My treatment was no great surprise to me, but it was confirmation. You may be innocent until proven guilty, but you are treated like a criminal by the system from the moment you are arrested. As Holloway station closed after 1am, I was transported to Islington station where the whole booking in procedure had to be repeated – however, mercifully there, I was allowed to wait inside the building while the suspect ahead of me was booked in.
At one point in the early hours, I was offered some food in my cell. I said yes. However they forgot about it, came back about an hour later to ask me again if I wanted something to eat, and was that time actually fed. It wasn’t the most appetizing microwave meal I had ever eaten but needs must.
When I was released on bail, the police kept all the cash I had on me, as well as my mobile phone – as evidence. Luckily I was parked up in the Highbury area, but if I’d have needed money to make my way home – say to top up an Oyster Card or something, I’d have had a long walk instead. If I’d lived in, for example, Putney, well, it doesn’t really bear thinking about. Minus phone, I would have had difficulty contacting anyone to come and collect me. Additionally, the fact that I was bailed to return in mid-April meant that I had lost my contact numbers on my mobile for as long as the police deigned to keep it. And all this after the interview established that I was not – in the spirit of the word – a tout. I should be incandescent with rage, but in truth my opinion of the police has not been high for a number of years after earlier experiences of their general attitude when I had done no wrong, but was assumed to have done so. In fact this resigned view probably helped me mentally get through the long hours I spent under arrest. Nothing about the way I was treated surprised me.
Perhaps the operation to catch genuine ticket touts on the night in question was not a great success because the real touts are too clever to get caught these days. They are well versed with the technicalities of the law and are not easily caught. The law needs to be changed. One will take the money from a buyer, a runner will then go and seek the membership card or paper ticket concerned from a third individual holding it and then, once the man with the money has walked away from the buyer, the ticket or card is handed over. There is no direct contact between the tout taking the money and the individual that hands over the ticket or card to the buyer. So in effect, the law devised to catch them can only really be used on genuine fans like myself who do not consider they are carrying out a criminal act.
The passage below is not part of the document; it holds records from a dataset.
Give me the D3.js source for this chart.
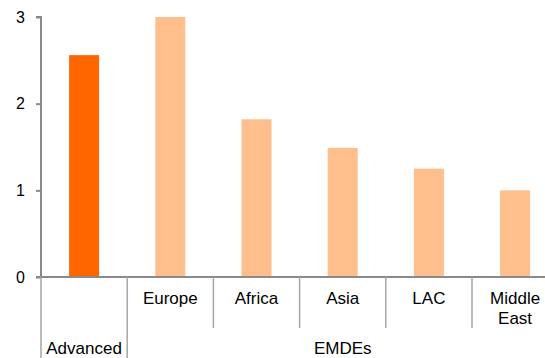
<!DOCTYPE html>
<html>
<head>
<meta charset="utf-8">
<script src="https://cdn.jsdelivr.net/npm/d3@7"></script>
<style>
  html, body { margin: 0; padding: 0; background: #fff; }
  svg { display: block; font-family: "Liberation Sans", Arial, sans-serif; }
</style>
</head>
<body>
<svg id="chart" width="545" height="358"></svg>
<script>
// Regions and their values
const categories = ["Advanced", "Europe", "Africa", "Asia", "LAC", "Middle East"];
const values = [2.56, 3.0, 1.82, 1.49, 1.25, 1.0];
const groups = ["Advanced", "EMDEs", "EMDEs", "EMDEs", "EMDEs", "EMDEs"];
const groupLabels = ["Advanced", "EMDEs"];
const yTicks = [0, 1, 2, 3];

const svg = d3.select("#chart");
const plotLeft = 41, plotTop = 17, plotBottom = 277, bandW = 86.2;
const axisColor = "#898989";

const x = d3.scaleBand()
  .domain(categories)
  .range([plotLeft, plotLeft + bandW * categories.length])
  .paddingInner(0).paddingOuter(0);

const y = d3.scaleLinear().domain([0, 3]).range([plotBottom, plotTop]);

// Bars
const barW = 30;
svg.append("g").selectAll("rect")
  .data(categories)
  .join("rect")
  .attr("x", d => x(d) + x.bandwidth() / 2 - barW / 2)
  .attr("width", barW)
  .attr("y", (d, i) => y(values[i]))
  .attr("height", (d, i) => y(0) - y(values[i]))
  .attr("fill", (d, i) => groups[i] === "Advanced" ? "#FF6600" : "#FFBF8C");

// Y axis
const yAxis = svg.append("g")
  .attr("transform", `translate(${plotLeft},0)`)
  .call(d3.axisLeft(y).tickValues(yTicks).tickFormat(d3.format("d")).tickSize(5).tickPadding(11));
yAxis.select(".domain").attr("stroke", axisColor).attr("stroke-width", 2)
  .attr("d", `M-5,${y(3)}H0V${y(0)}`);
yAxis.selectAll(".tick line").attr("stroke", axisColor).attr("stroke-width", 2);
yAxis.selectAll(".tick text").attr("font-size", 16).attr("fill", "#000")
  .attr("font-family", "'Liberation Sans', Arial, sans-serif");

// X axis baseline
svg.append("line")
  .attr("x1", plotLeft - 5).attr("x2", 545)
  .attr("y1", plotBottom).attr("y2", plotBottom)
  .attr("stroke", axisColor).attr("stroke-width", 2);

// Category separators
const edges = categories.map(c => x(c)).concat([x.range()[1]]);
edges.forEach((ex, i) => {
  const isGroupEdge = i === 0 || i === edges.length - 1 || groups[i - 1] !== groups[i];
  svg.append("line")
    .attr("x1", ex).attr("x2", ex)
    .attr("y1", plotBottom).attr("y2", isGroupEdge ? 358 : 328)
    .attr("stroke", "#a6a6a6").attr("stroke-width", 1.5);
});

// Category labels (wrap multi-word names)
const labelG = svg.append("g").attr("font-size", 17).attr("fill", "#000").attr("text-anchor", "middle");
categories.forEach((c, i) => {
  if (groups[i] === "Advanced") return;
  const words = c.split(" ");
  const t = labelG.append("text")
    .attr("x", x(c) + x.bandwidth() / 2)
    .attr("y", 304);
  words.forEach((w, k) => {
    t.append("tspan").attr("x", x(c) + x.bandwidth() / 2).attr("dy", k === 0 ? 0 : 20).text(w);
  });
});

// Group labels
groupLabels.forEach(g => {
  const members = categories.filter((c, i) => groups[i] === g);
  const x0 = x(members[0]);
  const x1 = x(members[members.length - 1]) + x.bandwidth();
  labelG.append("text")
    .attr("x", (x0 + x1) / 2)
    .attr("y", 354)
    .text(g);
});
</script>
</body>
</html>
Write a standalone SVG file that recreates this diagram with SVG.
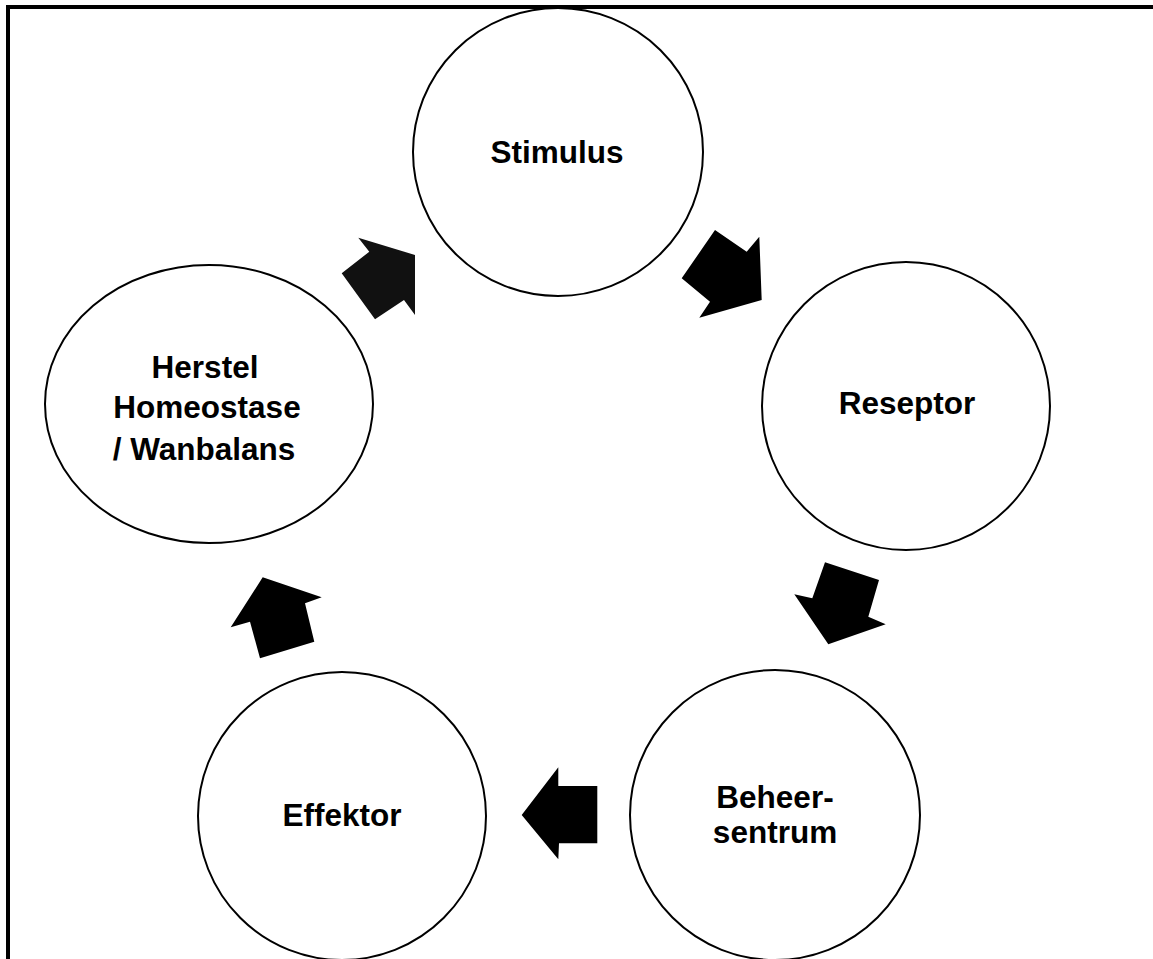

So the law is, undoubtedly in this instance, an ass. But what worries me is some of the accounts I have read of others since I publicized my experience. One comment under the original piece read as follows (I’ve tidied up the punctuation a little) –
This happened to my husband. He sold a spare ticket at less than face value rather than let it go to waste. He was handcuffed, bundled in the police van and I was already in the ground. I can tell you it was a nightmare. He had a big fine and now a criminal record. The club wanted to take our season tickets away and AISA were helpful. I went and reported my ticket lost and got a duplicate for the rest of season because the police kept the original for evidence and then sent it back to club many months later.
This for selling a spare for less than it was worth. You have to wonder about the merits of the legal process.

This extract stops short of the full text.